Cut two strips of fabric from the leftover leg. Each should measure 25 inches long by 1.5 inches long.
Fold each strip in half lengthwise with RIGHT SIDES TOGETHER.
Sew using a straight stitch, and 1/2 inch seam allowance.
Turn both ties to the right side using a safety pin attached to one end. You will have a tube for each tie.
Iron, turning the 1/2 inch seam allowance on both sides of the tube under.
Sew across the upper edge of the pocket being careful NOT to sew across the pocket opening.
Sew one end of each tube in place on the apron (pocket)  next to the upper edge of the pocket.
Sew across the other edge to close the opening.

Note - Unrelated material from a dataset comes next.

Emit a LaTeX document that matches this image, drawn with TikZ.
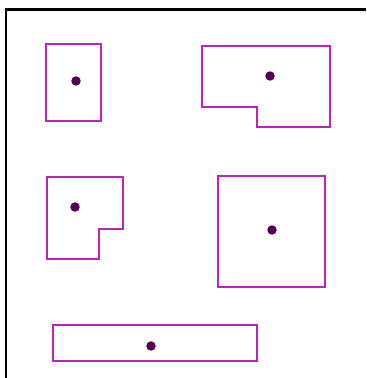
\documentclass[tikz,border=0pt]{standalone}
\begin{document}
\begin{tikzpicture}[x=0.02cm, y=-0.02cm, line join=miter]
			\definecolor{shapeviolet}{RGB}{190, 35, 190}
			\definecolor{dotpurple}{RGB}{85, 0, 80}
			\tikzset{figline/.style={shapeviolet, line width=1.2pt}, centre/.style={dotpurple, radius=2.7pt}}
			\useasboundingbox (0,0) rectangle (366,378);
			\draw[line width=1.2pt] (6,378) -- (6,9.5) -- (366,9.5);
			% top row
			\draw[figline] (46,44) rectangle (101,121);
			\fill[centre] (76,81) circle;
			\draw[figline] (202,46) -- (330,46) -- (330,127) -- (257,127) -- (257,107) -- (202,107) -- cycle;
			\fill[centre] (270,76) circle;
			% middle row
			\draw[figline] (47,177) -- (123,177) -- (123,229) -- (99,229) -- (99,259) -- (47,259) -- cycle;
			\fill[centre] (75,207) circle;
			\draw[figline] (218,176) rectangle (325,287);
			\fill[centre] (272,230) circle;
			% bottom bar
			\draw[figline] (53,325) rectangle (257,361);
			\fill[centre] (151,346) circle;
		\end{tikzpicture}
\end{document}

Step 9: Step 9 Sew the Front (crotch)

Lay your "apron" out on a flat surface face up, and fold both edges of the front crotch to the back making sure the apron front lays flat. Turn the apron over, and with your scissors cut away the seam, and excess fabric.
With  the outsides together sew the two leg sections together to form a smooth front to your apron

Step 10: Step 9 Hem the Edges and Bottom

Now is the time to sew all of those 1/2 inch seam allowances under to give the apron a finished look.

You Might want to match the stitching on the original over-all. Usually that means using a contrasting color of thread, and stitching two parallel lines. NOTE: If your sewing skills aren't the best, or you really don't care about any "decorative" stitching, use MATCHING thread in both the top and bobbin. Mistakes won't be as visible.

Hem the bottom of the apron in the same way.

And You're DONE!!

Step 11: No Sew Directions

You have a couple different options for a no sew shop apron.

#1 Do not sew or finish any of the edges EXCEPT for the front crotch edge. Follow the directions for one of the two other options for that seam. When you wash your apron trim off the frayed edges as needed

#2 Use a Fabric Glue found at fabric stores, to hem all the edges. Follow the directions on the glue you buy.

#3 Use a "fusing" tape that is narrower than your seam. Protect you iron from the tape.....it's hard to remove. Follow the directions for the use of the fusing tape.